In the proof of Theorem 1, we know that we have two 2-cells $A$ and $B$ at the different side of the cycle $C$. We proved that point $a\in A$ and $b\in B$ are not connected in $S-C$.

$C$ has the orientation of clockwise (or counterclockwise as we first made). $(p,r)$ is clockwise in $A$, but $(p,r)$ is counterclockwise in $B$. So we call $A$ is clockwise, and $B$ is counterclockwise. For each edge $e_{i}$ (e.g. $(p,r)$) in $C$, we will have two 2-cells containing $e_{i}$, denoted by $A_{i}$ and $B_{i}$. There must be one in clockwise and another is in counterclockwise.

We always assume that $A_{i}$ is clockwise and $B_{i}$ is counterclockwise. We now add all the central pseudo points to all 1-cells and 2-cells in $S$. And immediately remove all central pseudo points from 1-cells in $C$. (This operation is to stop a path will go through the central pseudo points on $C$.)

We also know in our assumption: each 2-cell must have at least three edges (1-cells) in its boundary. This is because $S$ is a simple graph. (We can always add a point to make it in Euclidean space.) We also assume that $C$ does not reach the border of $S$ meaning that $C\cap{\partial S}=\emptyset$.

Case 1: A special case $C$ is the boundary of a single 2-cell, denoted as $A$. A simple path could be just the boundary of a 2-cell. In this case, we have a central pseudo point in the cell $A$. So this theorem is virtually true if we can prove that $S-C$ is point-connected. That is to say that except the central pseudo point in $A$, $S-C$ is a point-connected component. In other word, $S-A$ is one point-connected component.
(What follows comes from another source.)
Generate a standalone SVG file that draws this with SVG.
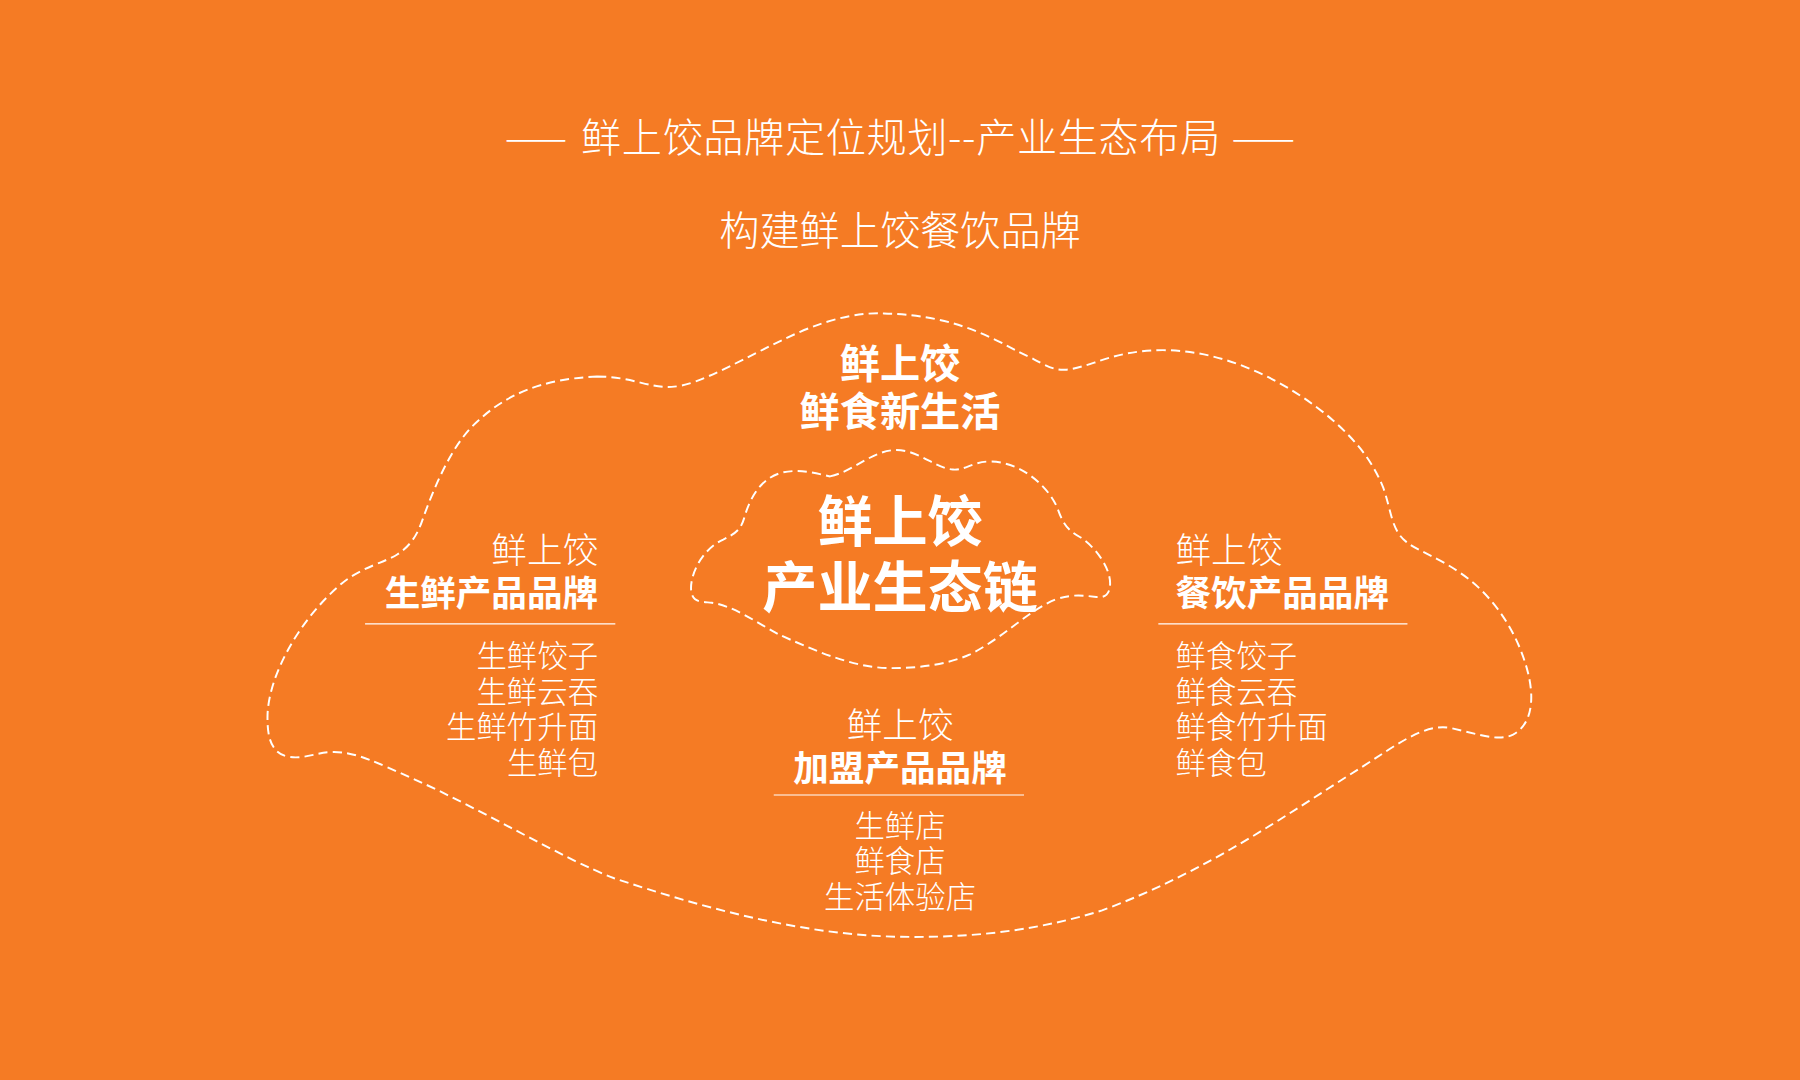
<svg xmlns="http://www.w3.org/2000/svg" width="1800" height="1080" viewBox="0 0 1800 1080">
<style>
  text { fill: #FFFFFF; font-family: "Noto Sans CJK SC", "Noto Sans", sans-serif; }
  .lt { font-weight: 300; }
  .bd { font-weight: 700; }
  .t35 { font-size: 35px; }
  .t31 { font-size: 31px; }
  .t26 { font-size: 26.5px; }
  .t48 { font-size: 48px; }
  .mid { text-anchor: middle; }
  .end { text-anchor: end; }
  .cloud { fill: none; stroke: #FFFFFF; stroke-width: 1.7; stroke-dasharray: 8 4.5; stroke-linecap: butt; }
  .rule { stroke: #FFFFFF; stroke-width: 1; }
</style>
<rect x="0" y="0" width="1800" height="1080" fill="#F57B24"/>
<g transform="scale(1.148)">
  <g id="header">
    <text class="lt t35" y="132.5"><tspan x="440" textLength="54" lengthAdjust="spacingAndGlyphs">——</tspan><tspan x="506" textLength="557" lengthAdjust="spacing">鲜上饺品牌定位规划--产业生态布局</tspan><tspan x="1073" textLength="55" lengthAdjust="spacingAndGlyphs">——</tspan></text>
    <text class="lt t35 mid" x="784" y="213">构建鲜上饺餐饮品牌</text>
  </g>
  <g id="connectors">
    <path id="outer-cloud" class="cloud" d="M 520 328 C 550 328, 565 338, 585 337 C 610 336, 650 310, 697 289 C 725 277, 750 272, 770 273 C 805 274, 830 280, 854 290 C 875 299, 885 306, 897 311 C 910 318, 918 323, 929 322 C 950 320, 970 305, 1013 305 C 1070 305, 1125 335, 1161 366 C 1180 383, 1195 400, 1205 425 C 1212 445, 1212 462, 1225 472 C 1235 480, 1250 484, 1272 499 C 1300 518, 1322 550, 1331 586 C 1336 606, 1336 630, 1318 640 C 1305 646, 1290 640, 1263 634 C 1240 630, 1215 650, 1185 669 C 1120 710, 1050 760, 960 793 C 900 812, 840 817, 785 816 C 700 815, 610 790, 535 765 C 490 748, 420 705, 359 678 C 330 665, 310 655, 291 655 C 275 655, 265 662, 250 659 C 235 655, 233 640, 233 625 C 233 590, 260 540, 298 508 C 315 494, 335 490, 346 483 C 360 474, 365 462, 369 450 C 380 420, 395 385, 417 366 C 440 345, 470 330, 520 328 Z"/>
    <path id="inner-cloud" class="cloud" d="M 723 415 C 745 410, 760 392, 781 392 C 800 392, 815 408, 830 409 C 840 410, 848 402, 862 402 C 890 402, 915 425, 922 445 C 926 456, 930 462, 941 468 C 955 477, 967 495, 967 508 C 967 518, 962 521, 955 520 C 945 519, 935 517, 920 522 C 895 532, 875 555, 845 570 C 825 579, 800 582, 776 582 C 740 582, 700 562, 679 553 C 660 543, 640 528, 620 525 C 610 524, 603 525, 602 514 C 601 500, 612 478, 630 470 C 640 465, 645 462, 648 452 C 652 438, 660 418, 680 412 C 695 408, 710 412, 723 415 Z"/>
  </g>
  <g id="node-top">
    <text class="bd t35 mid" x="784" y="329">鲜上饺</text>
    <text class="bd t35 mid" x="784" y="371">鲜食新生活</text>
  </g>
  <g id="node-center">
    <text class="bd t48 mid" x="784" y="471">鲜上饺</text>
    <text class="bd t48 mid" x="784" y="529">产业生态链</text>
  </g>
  <g id="node-left">
    <text class="lt t31 end" x="521" y="490">鲜上饺</text>
    <text class="bd t31 end" x="521" y="528">生鲜产品品牌</text>
    <line class="rule" x1="318" y1="543.5" x2="536" y2="543.5"/>
    <text class="lt t26 end" x="521" y="581">生鲜饺子</text>
    <text class="lt t26 end" x="521" y="612">生鲜云吞</text>
    <text class="lt t26 end" x="521" y="643">生鲜竹升面</text>
    <text class="lt t26 end" x="521" y="674">生鲜包</text>
  </g>
  <g id="node-right">
    <text class="lt t31" x="1024" y="490">鲜上饺</text>
    <text class="bd t31" x="1024" y="528">餐饮产品品牌</text>
    <line class="rule" x1="1009" y1="543.5" x2="1226" y2="543.5"/>
    <text class="lt t26" x="1024" y="581">鲜食饺子</text>
    <text class="lt t26" x="1024" y="612">鲜食云吞</text>
    <text class="lt t26" x="1024" y="643">鲜食竹升面</text>
    <text class="lt t26" x="1024" y="674">鲜食包</text>
  </g>
  <g id="node-bottom">
    <text class="lt t31 mid" x="784" y="643">鲜上饺</text>
    <text class="bd t31 mid" x="784" y="680">加盟产品品牌</text>
    <line class="rule" x1="674" y1="692.5" x2="892" y2="692.5"/>
    <text class="lt t26 mid" x="784" y="729">生鲜店</text>
    <text class="lt t26 mid" x="784" y="760">鲜食店</text>
    <text class="lt t26 mid" x="784" y="791">生活体验店</text>
  </g>
</g>
</svg>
We can prove this is because of the following facts: For each cell $B$ in $S-A$, if $B$ has an edge in $C$. The boundary of $B$ is a simple closed path. If the boundary of $B$ is $C$, then $S=A\cup B$ since every edge has shared by two 2-cells ($A$ and $B$) already. We have two components in $S-C$: the central pseudo point of $A$ and the central pseudo point of $B$.